As this conversation has grown increasingly confrontational, I thought it best to reaffirm my respect for everyone involved. Diotima, Byron Ballard and Ginger Strivelli have all done fantastic and courageous work in protecting the rights of religious minorities. I am hoping that they can leverage that work and that experience and understand the impetus for the Pantheacon 2011 and 2012 controversy. And I'm hoping that I can keep a more civil tone, something which I occasionally find... challenging.
I agree completely with Byron that it is important that women have space where they feel safe. By definition this means space which they control, space where they can admit and exclude whom they will. No matter how I feel about Lisa Vogel, she has the right to invite or disinvite anyone she wants to the party she throws on her land. Whatever my thoughts about Z Budapest, she controls admission to her Goddess Spirituality Festival. I support them in those private endeavors without reservation.
I also recognize the right of religious expression, including the right to choose one's fellow congregants and set articles of faith. Catholics reserve the mystery of priesthood to men-born-men: rabbinical courts, not judicial bodies, determine who is or is not a Jew. We can hardly deny Dianics the similar right to control their ordination requirements and membership rolls. In this ongoing dialogue, I've noticed that many Dianics feel like they are under attack on all fronts. For whatever it's worth, I have no interest in tearing down your private rituals. Obviously many women have found and find comfort, security and meaning in them. I can disagree with the details of your faith while affirming its value to believers. (And who can deny that the Dianic current has had a potent, potent influence on our society for the last 50 years?)
This is what I mean when I speak of "setting out boundaries." We can enumerate and uphold our mutual rights despite theological or political differences. Once we recognize those rights, those safe places, we can begin the process of healing and reaching out to each other. But before we can start on the Marshall plan, we need to work on an armistice.
I think it's also important that we keep the scope of these battles in proper perspective. A few rabble-rousers turned Ginger Strivelli's efforts to stop Bible distribution in her child's school into a direct and personal attack on Christianity itself. ("First they take the Bible out of our school. Then they teach our children socialism and Satanism and Global Warming.") In a similar vein, Pantheacon's policy is not a "patriarchal attack on womanhood" but a decision that trans-exclusive rituals cannot be included on PCon's public calendar.

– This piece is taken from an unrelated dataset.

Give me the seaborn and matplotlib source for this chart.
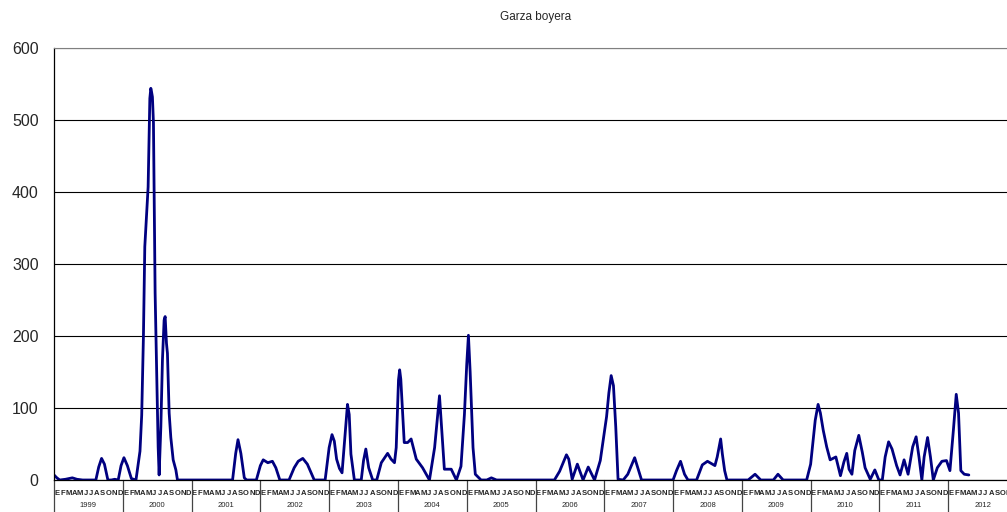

As some of you may know, I'm a houngan si pwen in Haitian Vodou: I've held Vodou-inspired ceremonies at several Pagan events. Let us say I decided to hold a Danto ritual at Pantheacon 2013: in keeping with Haitian custom, this fet Danto would culminate with the sacrifice of a black pig. And after PCon security escorted me and my porcine companion off the premises, suppose I went on a long online tirade about how unfair and racist PCon's organizers were, how they refused to allow me to practice Haitian religions and how all those protesting vegans and animal rights activists were really closet white power devotees seeking to subvert African traditions by any means. Do you think I would receive a warm and sympathetic reaction? (Hell, I can't even set a lamp or light a candle -- two VERY important parts of our faith -- at most indoor cons, thanks to insurance regulations against open flames).
The point here, of course, is that public space invariably comes with strings attached - and sometimes your religious rights are trumped by the property owner's rules and regulations. In the case listed above I could certainly hold a Danto ceremony without a sacrificial pig (and without candles or lamps). Or I could declare that those restrictions were incompatible with me holding a proper ritual and bow out of the ceremony altogether. The same holds for Dianics wishing to hold trans-exclusionary rituals and workshops... with the added caveat that I can't rent a con suite and sacrifice my animal there.
1 comment:
I admit that I have not followed each post on this topic and I am not in the same forums you are. That said, every time I have seen you post on this it appears quite reasonable. The basic argument is that different rules of inclusion occur in a public space versus a private space.
I would also posit that anyone that is 'never' comfortable in a particular space should as a spiritual practice participate in that space only rejecting it once they have integrated it. That said, I'm not popping into an evangelical church soon. Grin.